Step 8: Build a Simple Trace Replayer

A trace replayer lets you step through an agent's reasoning process turn by turn.

class TraceReplayer:
    def __init__(self, example):
        self.steps = []
        current_step = None

        for turn in example["conversations"]:
            if turn["from"] == "gpt":
                if current_step:
                    self.steps.append(current_step)

                current_step = {
                    "assistant": parse_assistant_message(turn["value"]),
                    "tool_responses": [],
                }

            elif turn["from"] == "tool" and current_step:
                current_step["tool_responses"].append(parse_tool_message(turn["value"]))

        if current_step:
            self.steps.append(current_step)

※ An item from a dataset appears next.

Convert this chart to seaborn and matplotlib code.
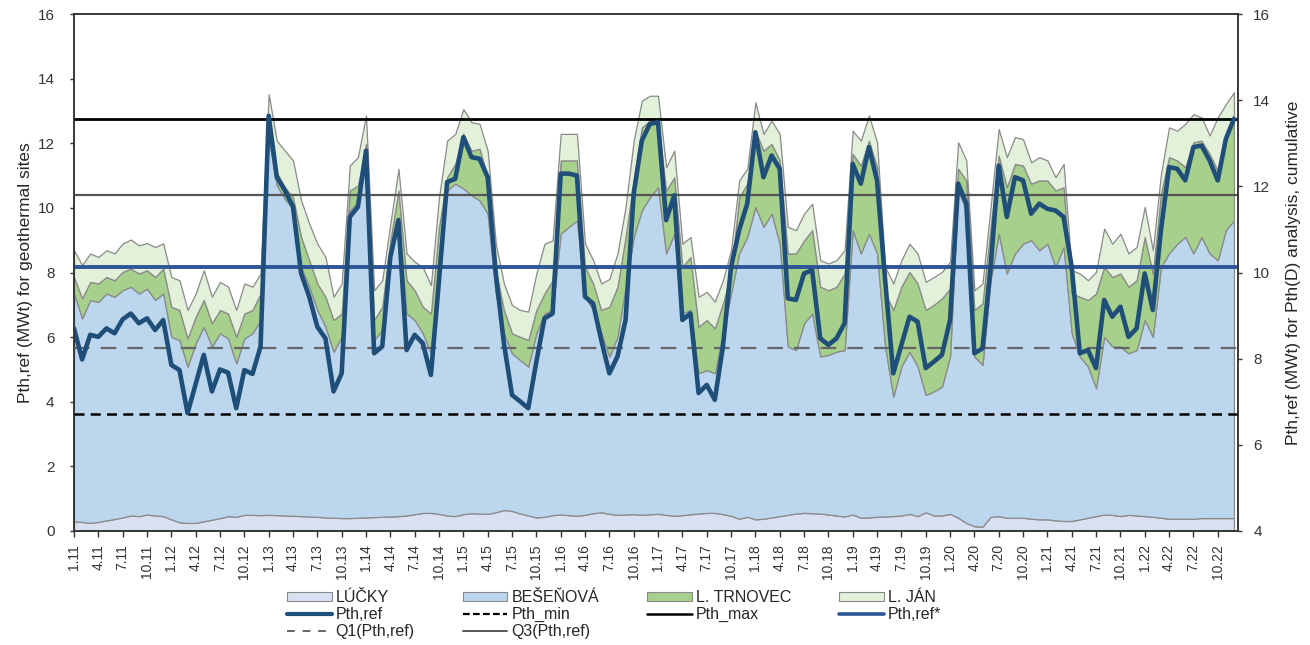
import numpy as np
import pandas as pd
import matplotlib
matplotlib.use("Agg")
import matplotlib.pyplot as plt
import seaborn as sns
from matplotlib.patches import Patch
from matplotlib.lines import Line2D

sns.set_theme(style="white")
plt.rcParams['font.family'] = ['Liberation Sans', 'DejaVu Sans']

# ---------------- data (monthly, 1.2011 - 12.2022) ----------------
tick_labels = ["1.11", "4.11", "7.11", "10.11", "1.12", "4.12", "7.12", "10.12",
               "1.13", "4.13", "7.13", "10.13", "1.14", "4.14", "7.14", "10.14",
               "1.15", "4.15", "7.15", "10.15", "1.16", "4.16", "7.16", "10.16",
               "1.17", "4.17", "7.17", "10.17", "1.18", "4.18", "7.18", "10.18",
               "1.19", "4.19", "7.19", "10.19", "1.20", "4.20", "7.20", "10.20",
               "1.21", "4.21", "7.21", "10.21", "1.22", "4.22", "7.22", "10.22"]

# cumulative tops of the stacked areas (MWt)
cum_lucky = [0.30, 0.28, 0.25, 0.28, 0.33, 0.37, 0.42, 0.48, 0.46, 0.51, 0.48, 0.46,
             0.36, 0.27, 0.25, 0.25, 0.30, 0.35, 0.40, 0.46, 0.44, 0.50, 0.50, 0.49,
             0.50, 0.49, 0.48, 0.47, 0.46, 0.45, 0.44, 0.42, 0.41, 0.40, 0.40, 0.41,
             0.42, 0.43, 0.44, 0.45, 0.46, 0.48, 0.52, 0.56, 0.56, 0.53, 0.48, 0.46,
             0.52, 0.55, 0.54, 0.53, 0.58, 0.65, 0.62, 0.54, 0.48, 0.42, 0.44, 0.49,
             0.51, 0.49, 0.47, 0.50, 0.55, 0.58, 0.53, 0.50, 0.51, 0.52, 0.50, 0.52,
             0.53, 0.50, 0.47, 0.49, 0.52, 0.54, 0.56, 0.56, 0.52, 0.47, 0.38, 0.44,
             0.36, 0.38, 0.42, 0.46, 0.50, 0.54, 0.56, 0.55, 0.54, 0.51, 0.48, 0.45,
             0.51, 0.41, 0.42, 0.44, 0.45, 0.46, 0.48, 0.53, 0.46, 0.58, 0.48, 0.48,
             0.53, 0.41, 0.25, 0.15, 0.13, 0.44, 0.46, 0.41, 0.41, 0.41, 0.38, 0.36,
             0.36, 0.33, 0.31, 0.31, 0.36, 0.41, 0.46, 0.51, 0.50, 0.46, 0.50, 0.48,
             0.46, 0.44, 0.41, 0.38, 0.38, 0.38, 0.38, 0.40, 0.40, 0.40, 0.40, 0.40]

cum_besenova = [7.35, 6.58, 7.15, 7.09, 7.35, 7.25, 7.45, 7.56, 7.35, 7.50, 7.15, 7.35,
                6.01, 5.91, 5.09, 5.81, 6.32, 5.71, 6.12, 5.96, 5.19, 5.96, 6.12, 6.53,
                12.15, 10.70, 10.28, 9.97, 8.17, 7.56, 6.84, 6.32, 5.55, 6.01, 9.92, 10.18,
                11.57, 5.91, 6.22, 8.59, 9.72, 6.73, 6.53, 6.12, 5.50, 8.59, 10.54, 10.75,
                10.60, 10.39, 10.23, 9.82, 7.35, 6.12, 5.50, 5.29, 5.09, 6.12, 6.73, 6.84,
                9.20, 9.41, 9.61, 7.25, 6.84, 6.12, 5.40, 6.01, 7.56, 9.10, 9.92, 10.33,
                10.64, 8.59, 9.20, 6.73, 6.84, 4.88, 4.98, 4.88, 6.12, 7.35, 8.59, 9.10,
                10.03, 9.41, 9.82, 8.89, 5.71, 5.60, 6.43, 6.73, 5.40, 5.45, 5.55, 5.60,
                9.31, 8.59, 9.20, 8.59, 5.71, 4.16, 5.09, 5.55, 5.09, 4.21, 4.32, 4.47,
                5.40, 10.54, 9.92, 5.40, 5.14, 7.76, 9.20, 7.97, 8.59, 8.89, 9.00, 8.69,
                8.89, 8.17, 8.79, 6.12, 5.40, 5.09, 4.42, 6.01, 5.71, 5.71, 5.50, 5.60,
                6.53, 6.01, 8.17, 8.59, 8.89, 9.10, 8.59, 9.10, 8.59, 8.38, 9.31, 9.61]

cum_trnovec = [7.86, 7.20, 7.71, 7.66, 7.86, 7.76, 8.02, 8.12, 7.97, 8.07, 7.86, 8.12,
               6.94, 6.84, 5.96, 6.63, 7.15, 6.43, 6.84, 6.73, 6.01, 6.73, 6.84, 7.35,
               12.80, 11.10, 10.64, 10.33, 9.10, 8.38, 7.66, 7.25, 6.53, 6.73, 10.54, 10.69,
               11.98, 6.53, 6.94, 8.99, 10.54, 7.76, 7.45, 6.94, 6.73, 9.41, 10.95, 11.36,
               12.30, 11.77, 11.83, 10.95, 8.07, 6.84, 6.12, 6.01, 5.91, 6.84, 7.35, 7.76,
               11.47, 11.47, 11.47, 8.17, 7.66, 6.84, 6.94, 7.56, 9.10, 10.85, 12.49, 12.70,
               12.70, 10.54, 10.95, 8.17, 8.48, 6.32, 6.53, 6.27, 7.04, 7.97, 10.33, 10.75,
               12.39, 11.77, 11.98, 11.47, 8.59, 8.59, 8.99, 9.31, 7.56, 7.45, 7.56, 7.97,
               11.67, 11.31, 12.08, 11.26, 7.35, 6.84, 7.56, 8.02, 7.66, 6.84, 7.00, 7.20,
               7.50, 11.21, 10.85, 6.84, 7.04, 9.41, 11.62, 10.64, 11.36, 11.31, 10.75, 10.85,
               10.85, 10.54, 10.64, 7.35, 7.25, 7.15, 7.35, 8.17, 7.86, 7.97, 7.56, 7.76,
               9.10, 7.97, 10.44, 11.57, 11.47, 11.26, 12.03, 12.08, 11.67, 11.15, 12.29, 12.90]

cum_jan = [8.69, 8.23, 8.59, 8.48, 8.69, 8.59, 8.90, 9.02, 8.84, 8.91, 8.79, 8.90,
           7.86, 7.76, 6.84, 7.35, 8.07, 7.25, 7.71, 7.56, 6.84, 7.66, 7.56, 7.97,
           13.52, 12.08, 11.77, 11.47, 10.23, 9.51, 8.89, 8.48, 7.25, 7.66, 11.31, 11.57,
           12.86, 7.45, 7.76, 9.51, 11.21, 8.59, 8.33, 8.17, 7.61, 10.33, 12.08, 12.29,
           13.06, 12.65, 12.60, 11.77, 8.89, 7.66, 6.99, 6.84, 6.79, 7.97, 8.89, 8.99,
           12.29, 12.29, 12.29, 8.89, 8.38, 7.66, 7.80, 8.59, 10.03, 12.08, 13.32, 13.47,
           13.47, 11.26, 11.77, 8.89, 9.10, 7.25, 7.40, 7.10, 7.76, 8.69, 10.85, 11.21,
           13.27, 12.29, 12.70, 12.29, 9.41, 9.31, 9.82, 10.13, 8.38, 8.28, 8.38, 8.69,
           12.39, 12.08, 12.86, 12.03, 8.17, 7.66, 8.38, 8.89, 8.59, 7.71, 7.86, 8.02,
           8.33, 12.03, 11.47, 7.45, 7.66, 10.03, 12.44, 11.57, 12.19, 12.13, 11.41, 11.57,
           11.47, 10.95, 11.36, 8.07, 7.97, 7.76, 8.02, 9.36, 8.89, 9.20, 8.59, 8.79,
           10.03, 8.69, 11.05, 12.49, 12.39, 12.60, 12.90, 12.80, 12.24, 12.80, 13.21, 13.58]

pth_ref = [6.27, 5.31, 6.07, 6.01, 6.27, 6.12, 6.55, 6.73, 6.43, 6.58, 6.22, 6.53,
           5.14, 4.98, 3.65, 4.55, 5.45, 4.32, 5.00, 4.90, 3.80, 4.98, 4.86, 5.71,
           12.85, 10.95, 10.54, 10.03, 7.97, 7.25, 6.32, 5.96, 4.32, 4.88, 9.72, 10.03,
           11.77, 5.50, 5.71, 8.48, 9.62, 5.60, 6.07, 5.81, 4.83, 7.76, 10.80, 10.90,
           12.19, 11.57, 11.52, 10.95, 7.97, 5.81, 4.21, 4.01, 3.80, 5.24, 6.58, 6.73,
           11.06, 11.06, 11.00, 7.25, 7.04, 5.91, 4.88, 5.40, 6.53, 10.44, 12.08, 12.60,
           12.65, 9.62, 10.39, 6.53, 6.73, 4.27, 4.52, 4.06, 5.71, 8.17, 9.31, 10.13,
           12.34, 10.95, 11.62, 11.21, 7.20, 7.15, 7.97, 8.07, 5.96, 5.76, 5.96, 6.43,
           11.36, 10.75, 11.88, 10.85, 7.76, 4.88, 5.76, 6.63, 6.48, 5.04, 5.24, 5.45,
           6.53, 10.75, 10.13, 5.50, 5.65, 8.17, 11.31, 9.72, 10.95, 10.85, 9.82, 10.13,
           9.97, 9.92, 9.72, 8.17, 5.50, 5.60, 5.04, 7.15, 6.63, 6.94, 6.01, 6.27,
           7.97, 6.84, 9.31, 11.26, 11.21, 10.85, 11.88, 11.93, 11.47, 10.85, 12.13, 12.75]

pth_min = 3.62
pth_max = 12.75
pth_ref_star = 8.17
q1_pth_ref = 5.65
q3_pth_ref = 10.39

# ---------------- figure ----------------
months = np.arange(len(pth_ref))
df = pd.DataFrame({"month": months, "pth_ref": pth_ref})

c_lucky = "#d9e0f2"
c_bes = "#bcd6ee"
c_trn = "#a6d08b"
c_jan = "#e3f0da"
edge = "#8a8a8a"
txt = "#262626"

fig = plt.figure(figsize=(13.1, 6.45), dpi=100)
ax = fig.add_axes([74 / 1310, 1 - 531 / 645, (1238 - 74) / 1310, (531 - 14) / 645])

ax.fill_between(months, 0, cum_lucky, facecolor=c_lucky, edgecolor=edge, lw=0.9, zorder=1)
ax.fill_between(months, cum_lucky, cum_besenova, facecolor=c_bes, edgecolor=edge, lw=0.9, zorder=1)
ax.fill_between(months, cum_besenova, cum_trnovec, facecolor=c_trn, edgecolor=edge, lw=0.9, zorder=1)
ax.fill_between(months, cum_trnovec, cum_jan, facecolor=c_jan, edgecolor=edge, lw=0.9, zorder=1)

ax.axhline(pth_min, color="black", lw=1.8, ls=(0, (4, 2.5)), zorder=3)
ax.axhline(pth_max, color="black", lw=2.0, zorder=3)
ax.axhline(pth_ref_star, color="#2e5597", lw=2.8, zorder=3)
ax.axhline(q1_pth_ref, color="#666666", lw=1.6, ls=(0, (7, 5)), zorder=3)
ax.axhline(q3_pth_ref, color="#555555", lw=1.6, zorder=3)

sns.lineplot(data=df, x="month", y="pth_ref", ax=ax, color="#1f4e79", lw=3.3,
             zorder=5, solid_joinstyle="round")

ax.set_xlim(0, 143.5)
ax.set_ylim(0, 16)
ax.set_yticks(np.arange(0, 17, 2))
ax.set_xticks(np.arange(0, 144, 3))
ax.set_xticklabels(tick_labels, rotation=90)
ax.set_xlabel("")
ax.set_ylabel("Pth,ref (MWt) for geothermal sites", fontsize=12.5, color=txt, labelpad=3)
ax.tick_params(axis="x", bottom=True, direction="out", length=4.5, width=1,
               labelsize=10, pad=5, colors="#333333")
ax.tick_params(axis="y", left=True, direction="out", length=3, width=1,
               labelsize=11, pad=11, colors="#333333")
for s in ax.spines.values():
    s.set_color("#333333")
    s.set_linewidth(1.1)

ax2 = ax.twinx()
ax2.set_ylim(4, 16)
ax2.set_yticks(np.arange(4, 17, 2))
ax2.tick_params(axis="y", right=True, direction="out", length=3, width=1,
                labelsize=11, pad=8, colors="#333333")
ax2.set_ylabel("Pth,ref (MWt) for Pth(D) analysis, cumulative", fontsize=12.5,
               color=txt, labelpad=11)
for s in ax2.spines.values():
    s.set_color("#333333")
    s.set_linewidth(1.1)
ax2.grid(False)

handles = [
    Patch(facecolor=c_lucky, edgecolor=edge, lw=0.8),
    Patch(facecolor=c_bes, edgecolor=edge, lw=0.8),
    Patch(facecolor=c_trn, edgecolor=edge, lw=0.8),
    Patch(facecolor=c_jan, edgecolor=edge, lw=0.8),
    Line2D([], [], color="#1f4e79", lw=3),
    Line2D([], [], color="black", lw=1.6, ls=(0, (3, 1.5))),
    Line2D([], [], color="black", lw=1.8),
    Line2D([], [], color="#2e5597", lw=2.6),
    Line2D([], [], color="#666666", lw=1.4, ls=(0, (4, 4))),
    Line2D([], [], color="#555555", lw=1.4),
]
labels = ["LÚČKY", "BEŠEŇOVÁ", "L. TRNOVEC", "L. JÁN",
          "Pth,ref", "Pth_min", "Pth_max", "Pth,ref*",
          "Q1(Pth,ref)", "Q3(Pth,ref)"]
# column-major order so that rows read as in the reference
order = [0, 4, 8, 1, 5, 9, 2, 6, 3, 7]
leg = fig.legend([handles[i] for i in order], [labels[i] for i in order],
                 loc="upper left", bbox_to_anchor=(287 / 1310, 1 - 590 / 645), ncol=4,
                 frameon=False, fontsize=11.5, handlelength=2.8, handleheight=0.55,
                 handletextpad=0.25, columnspacing=3.0, labelspacing=0.12,
                 borderpad=0.0, borderaxespad=0.0)
for t in leg.get_texts():
    t.set_color(txt)

fig.savefig("out.png", dpi=100)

    def play(self, index):
        step = self.steps[index]
        print(f"\n--- Step {index + 1}/{len(self.steps)} ---")

        for thought in step["assistant"]["thoughts"]:
            print("THINK:", textwrap.shorten(thought, 280))

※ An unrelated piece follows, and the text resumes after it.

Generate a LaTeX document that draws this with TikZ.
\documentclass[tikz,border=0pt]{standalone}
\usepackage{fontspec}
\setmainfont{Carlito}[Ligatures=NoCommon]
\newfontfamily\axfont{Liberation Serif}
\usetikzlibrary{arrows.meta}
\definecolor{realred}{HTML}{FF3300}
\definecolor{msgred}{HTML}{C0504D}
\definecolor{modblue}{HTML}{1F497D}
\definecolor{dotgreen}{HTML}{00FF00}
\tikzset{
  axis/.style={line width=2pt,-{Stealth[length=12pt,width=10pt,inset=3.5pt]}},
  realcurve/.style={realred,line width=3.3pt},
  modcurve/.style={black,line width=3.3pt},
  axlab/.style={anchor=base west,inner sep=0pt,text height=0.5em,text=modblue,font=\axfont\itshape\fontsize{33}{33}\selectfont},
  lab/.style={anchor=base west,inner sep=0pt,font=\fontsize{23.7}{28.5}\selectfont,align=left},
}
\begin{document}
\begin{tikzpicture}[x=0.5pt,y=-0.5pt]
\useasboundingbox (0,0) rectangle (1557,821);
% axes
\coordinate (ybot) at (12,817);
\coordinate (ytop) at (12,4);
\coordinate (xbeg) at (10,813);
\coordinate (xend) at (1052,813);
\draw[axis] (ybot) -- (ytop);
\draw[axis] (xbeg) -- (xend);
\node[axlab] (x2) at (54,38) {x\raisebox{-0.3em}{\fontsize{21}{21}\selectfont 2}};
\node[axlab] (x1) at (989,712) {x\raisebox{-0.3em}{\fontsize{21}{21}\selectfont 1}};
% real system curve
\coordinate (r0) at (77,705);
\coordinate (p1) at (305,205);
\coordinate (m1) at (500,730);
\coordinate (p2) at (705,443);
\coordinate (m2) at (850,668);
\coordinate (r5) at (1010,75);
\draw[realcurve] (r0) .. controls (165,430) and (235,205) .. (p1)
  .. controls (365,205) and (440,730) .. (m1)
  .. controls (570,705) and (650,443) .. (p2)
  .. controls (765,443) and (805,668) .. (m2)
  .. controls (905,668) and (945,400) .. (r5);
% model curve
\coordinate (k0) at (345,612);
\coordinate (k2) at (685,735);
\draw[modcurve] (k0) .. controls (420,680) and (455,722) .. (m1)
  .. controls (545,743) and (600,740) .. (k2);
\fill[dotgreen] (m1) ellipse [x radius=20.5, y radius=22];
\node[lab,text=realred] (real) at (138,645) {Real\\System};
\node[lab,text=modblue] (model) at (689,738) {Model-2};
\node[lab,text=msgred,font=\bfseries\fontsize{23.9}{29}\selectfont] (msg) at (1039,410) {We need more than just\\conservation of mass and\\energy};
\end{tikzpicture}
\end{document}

        for call in step["assistant"]["tool_calls"]:
            args = json.dumps(call.get("arguments", {}))[:160]
            print(f"CALL: {call.get('name')}({args})")

        for response in step["tool_responses"]:
            print("TOOL:", textwrap.shorten(json.dumps(response), 240))

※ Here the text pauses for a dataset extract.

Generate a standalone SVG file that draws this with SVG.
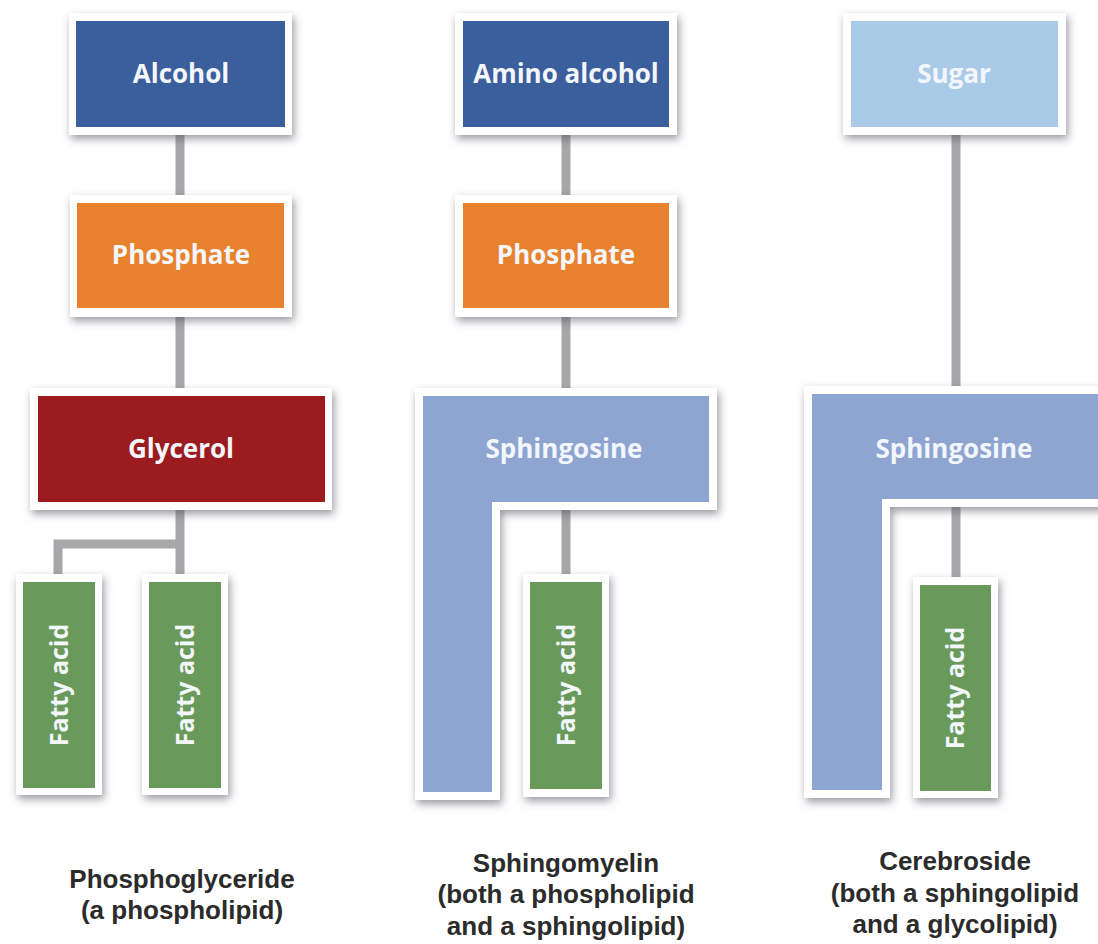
<svg xmlns="http://www.w3.org/2000/svg" width="1098" height="944" viewBox="0 0 1098 944">
<style>
.frame{fill:#ffffff;filter:url(#sh);}
.t{font-family:"Open Sans","Liberation Sans",sans-serif;font-weight:700;font-size:26px;fill:#f3f6fb;text-anchor:middle;}
.fa{font-size:25px;}
.lbl{font-family:"Liberation Sans","Open Sans",sans-serif;font-weight:700;font-size:26px;fill:#2b2b2b;text-anchor:middle;}
.con{fill:none;stroke:#a7a7a9;stroke-width:9;stroke-linejoin:miter;stroke-linecap:butt;}
.blue{fill:#3b5e9d;}
.orange{fill:#e8822f;}
.red{fill:#9b1b1f;}
.sph{fill:#8fa5d1;}
.sugar{fill:#a9cbe8;}
.green{fill:#699a5b;}
</style>
<defs>
<filter id="sh" x="-20%" y="-20%" width="140%" height="140%">
<feDropShadow dx="2" dy="4" stdDeviation="4" flood-color="#4a4a55" flood-opacity="0.55"/>
</filter>
</defs>
<rect x="0" y="0" width="1098" height="944" fill="#ffffff"/>
<g id="connectors">
<path class="con" d="M180,135 V196"/>
<path class="con" d="M180,317 V389"/>
<path class="con" d="M180,510 V575"/>
<path class="con" d="M180,544 H58 V575"/>
<path class="con" d="M566,135 V196"/>
<path class="con" d="M566,317 V389"/>
<path class="con" d="M566,510 V575"/>
<path class="con" d="M956,135 V387"/>
<path class="con" d="M956,507 V578"/>
</g>
<g id="alcohol">
<rect class="frame" x="69" y="13" width="223" height="122"/>
<rect class="blue" x="76" y="21" width="209" height="106"/>
<text class="t" x="181" y="83">Alcohol</text>
</g>
<g id="phosphate1">
<rect class="frame" x="70" y="195" width="222" height="122"/>
<rect class="orange" x="77" y="203" width="207" height="105"/>
<text class="t" x="181" y="264">Phosphate</text>
</g>
<g id="glycerol">
<rect class="frame" x="30" y="388" width="302" height="122"/>
<rect class="red" x="38" y="396" width="287" height="106"/>
<text class="t" x="181" y="458">Glycerol</text>
</g>
<g id="fattyacid1">
<rect class="frame" x="16" y="574" width="86" height="221"/>
<rect class="green" x="23" y="582" width="72" height="206"/>
<text class="t fa" transform="translate(68,685) rotate(-90)">Fatty acid</text>
</g>
<g id="fattyacid2">
<rect class="frame" x="142" y="574" width="86" height="221"/>
<rect class="green" x="149" y="582" width="72" height="206"/>
<text class="t fa" transform="translate(194,685) rotate(-90)">Fatty acid</text>
</g>
<g id="aminoalcohol">
<rect class="frame" x="455" y="13" width="222" height="122"/>
<rect class="blue" x="463" y="21" width="206" height="106"/>
<text class="t" x="566" y="83">Amino alcohol</text>
</g>
<g id="phosphate2">
<rect class="frame" x="455" y="195" width="222" height="122"/>
<rect class="orange" x="463" y="203" width="206" height="105"/>
<text class="t" x="566" y="264">Phosphate</text>
</g>
<g id="sphingosine1">
<polygon class="frame" points="415,388 717,388 717,510 500,510 500,800 415,800"/>
<polygon class="sph" points="423,396 709,396 709,502 492,502 492,792 423,792"/>
<text class="t" x="564" y="458">Sphingosine</text>
</g>
<g id="fattyacid3">
<rect class="frame" x="523" y="574" width="86" height="223"/>
<rect class="green" x="530" y="582" width="72" height="207"/>
<text class="t fa" transform="translate(575,685) rotate(-90)">Fatty acid</text>
</g>
<g id="sugar">
<rect class="frame" x="843" y="13" width="223" height="122"/>
<rect class="sugar" x="851" y="21" width="207" height="106"/>
<text class="t" x="954" y="83">Sugar</text>
</g>
<g id="sphingosine2">
<polygon class="frame" points="804,386 1110,386 1110,507 890,507 890,798 804,798"/>
<polygon class="sph" points="812,394 1110,394 1110,499 882,499 882,790 812,790"/>
<text class="t" x="954" y="458">Sphingosine</text>
</g>
<g id="fattyacid4">
<rect class="frame" x="913" y="577" width="85" height="221"/>
<rect class="green" x="920" y="585" width="71" height="206"/>
<text class="t fa" transform="translate(964,688) rotate(-90)">Fatty acid</text>
</g>
<g id="label1">
<text class="lbl" x="182" y="888">Phosphoglyceride</text>
<text class="lbl" x="182" y="919">(a phospholipid)</text>
</g>
<g id="label2">
<text class="lbl" x="566" y="872">Sphingomyelin</text>
<text class="lbl" x="566" y="903">(both a phospholipid</text>
<text class="lbl" x="566" y="935">and a sphingolipid)</text>
</g>
<g id="label3">
<text class="lbl" x="955" y="870">Cerebroside</text>
<text class="lbl" x="955" y="902">(both a sphingolipid</text>
<text class="lbl" x="955" y="933">and a glycolipid)</text>
</g>
</svg>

        if step["assistant"]["final_answer"]:
            print("ANSWER:", textwrap.shorten(step["assistant"]["final_answer"], 240))

replayer = TraceReplayer(sample)
for i in range(min(3, len(replayer.steps))):
    replayer.play(i)

This is a practical debugging tool for understanding why an agent chose a tool, how it reacted to the output, and where its reasoning changed direction.

Step 9: Optional Fine-Tuning Hook

Once the examples are normalized, you can create a small supervised fine-tuning experiment. Keep this optional unless you have the hardware and time to run it.

TRAIN = False

if TRAIN:
    import torch
    from transformers import AutoModelForCausalLM
    from trl import SFTTrainer, SFTConfig

    train_subset = dataset.select(range(200))

    def to_text(example):
        messages = normalize_for_training(example["conversations"])
        example["text"] = tokenizer.apply_chat_template(
            messages,
            tokenize=False,
            add_generation_prompt=False,
        )
        return example

    train_subset = train_subset.map(to_text)

    model = AutoModelForCausalLM.from_pretrained(
        model_id,
        torch_dtype=torch.float16 if torch.cuda.is_available() else torch.float32,
        device_map="auto" if torch.cuda.is_available() else None,
    )

    config = SFTConfig(
        output_dir="agent-trace-sft-demo",
        per_device_train_batch_size=1,
        gradient_accumulation_steps=4,
        max_steps=20,
        learning_rate=2e-5,
        logging_steps=2,
        max_seq_length=1024,
        dataset_text_field="text",
        report_to="none",
        fp16=torch.cuda.is_available(),
    )

    trainer = SFTTrainer(
        model=model,
        args=config,
        train_dataset=train_subset,
        processing_class=tokenizer,
    )

    trainer.train()

For a real training run, expand the dataset, validate on held-out traces, and evaluate whether the model improves at tool selection rather than merely imitating formatting.

Practical Takeaways

Reasoning traces give AI builders a way to inspect the full lifecycle of an agent task. By parsing thoughts, tool calls, and tool responses separately, you can move beyond vague impressions and start measuring actual behavior.

The most useful workflow is:

Load and inspect the trace dataset.
Parse assistant reasoning and tool calls.
Measure tool frequency, errors, and conversation length.
Visualize patterns across many trajectories.
Render individual traces for qualitative debugging.
Normalize conversations into a training format.
Mask labels so only assistant behavior is trained.
Run small fine-tuning experiments only after the data is clean.

This approach gives you a stronger foundation for building, debugging, and improving tool-using agents. Instead of treating agents as black boxes, you can study the actual steps they take and use that evidence to make them more reliable.